世上的事廟上不見頂上見,沈黎暉的方法是勿論好壞,充分接受。更早的時候摩登就討論過裁員,但基於樂觀心理暫時沒動。「我們一年前想裁人,好像還遮遮掩掩,這次我和沈玥說,『現在誰裁人都不丟人,你乾脆發條新聞也行,說摩登裁員30%,省得別人在外面說三道四』。」 但是真實世界和沈黎暉是有時差的。年末倒數第五天,烏莉雅素髮了一條朋友圈,這位經紀部副總裁說,「日漸利好」,附有六張海報證明了跨年市場的熱度:梅卡德爾、九連真人、超級市場去了南京,重塑去了阿那亞,堯十三去了貴州甕安,海龜先生和阿肆去了雲南。

於是我忍不住問沈,你是否悲觀過度了?他不承認,但也沒否認。「我算是堅韌度很強的人了,但現在對我來講,堅韌的東西還有,樂觀沒有了,堅韌而不樂觀。」 我們談話的幾個小時之前,有個同事給他打來電話,說談成了某個音樂節項目,投資成本由對方全部承擔,但要求摩登簽一個兜底條款:至多虧200萬。「我說『我不會支持你這個想法的,我們現在要更加保守』。」 沈黎暉說。

保守?保守什麼時候跟摩登聯繫上了?石青(化名)在摩登工作過五年,加入之前他聽過不少都市傳奇:比如「老摩登」倡導過上班打卡,某天行政部發布了一份考勤打卡的通知,第二天,最早到的員工卻發現,打卡機被踹到地上,廢了;再比如某個時刻,摩登辦公室里出現了一位全裸的同事,站在會議桌上,試圖表達些什麼。對石青來講,那個口口相傳的,衝突的、濃烈的、肆意的摩登,正是他和其他精神上沒有著落的年輕人的避難所。

而沈黎暉和那種破壞性相去甚遠,他更偏建設性。比如他最怕別人喊他「搖滾教父」,說總覺得像個結束語。他和行業里的多數人都不一樣。音樂圈從來不乏張揚又散漫的人,但他樸素寡淡,「不談情面,只談法理」——這是張翀碩的概括。這次見面,他穿了件牛津領白襯衫,領尖用貝殼紐扣固定,豎在那裡,像是要把臉包裹住。我想起來有人說他封閉了通往內心的門,即便與他每天見面,吃飯,開會,聊天的人,也無法真正接近他,這幾年尤其如此。關於這一點,你問他,他就承認,但又說不清為什麼,他似乎沒那麼關注自己。

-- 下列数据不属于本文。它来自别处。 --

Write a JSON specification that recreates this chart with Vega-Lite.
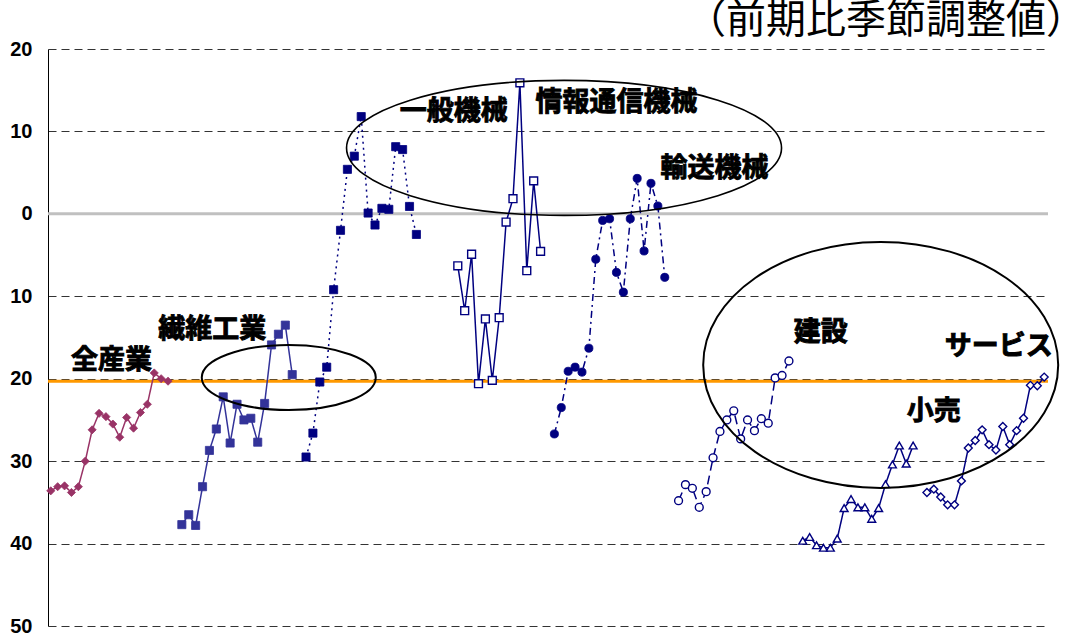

張翀碩是摩登副總裁,負責草莓音樂節,他跟沈認識十幾年,共事十餘年,一起吃過苦,一起賺過錢,一起喝酒,一起吵架,他們互相懂得彼此,體諒彼此,但他們的關係卻又深厚又游離。

「比方說他媳婦和兒子來我家吃飯,我會問我媳婦他來沒來,如果他來,我就先不回去。」

「為什麼?」

「除了工作,不知道還能聊什麼。一起出國飛十幾個小時,我們能用七八個小時談工作,但談完就沒話了。」

一位同行這樣評價他,「你能跟他聊天、甚至開玩笑,但不要妄想進入他的內心世界,這種人沒法有真正的朋友。」沈黎暉基本認可這些評價。他將自己的角色類比為「醫生」,一個要求人冷靜和理性的職業,一個篤信現實的職業。一個月里有三四次,音樂人帶著問題前來問診,他能花極少的時間,判斷出正確的方向。當然,他也承認自己有時說得太直白,可能會傷害到他們。

偶爾有人捕捉過他溫情的一面。徐婧在摩登市場部工作,2019年她操辦了年度發布會,夜裡兩點,同事們吃慶功宴,沈黎暉通過群加她微信,通過後,他發來一個紅包,錢不多,幾百塊,但此前沒人收到過;王碩是樂評人,曾在摩登天空雜誌供職,他也講了一個類似的事:大約十年前,他在某家都市類雜誌工作,有一天忽然接到電話,裡頭是丁太升,叫他下樓,原來沈黎暉讓丁包了一天的車,滿北京城跑,給「諸位老師」送紅包,王碩問幹嗎,丁說沒需求,不辦活動不發稿,只送體己話,說老沈以前從沒給過,這回一次補上,「多走動,別斷了聯繫」。

他的員工將之歸結為「年紀大了」。最近三四年,他開始靦腆地跟工作人員表達情感,可臨了又沒詞兒了,只會說「辛苦了,謝謝」,「這件事牛逼,酷」。雖然誰都看得出來,話很侷促,恨不得快速從空中溜走。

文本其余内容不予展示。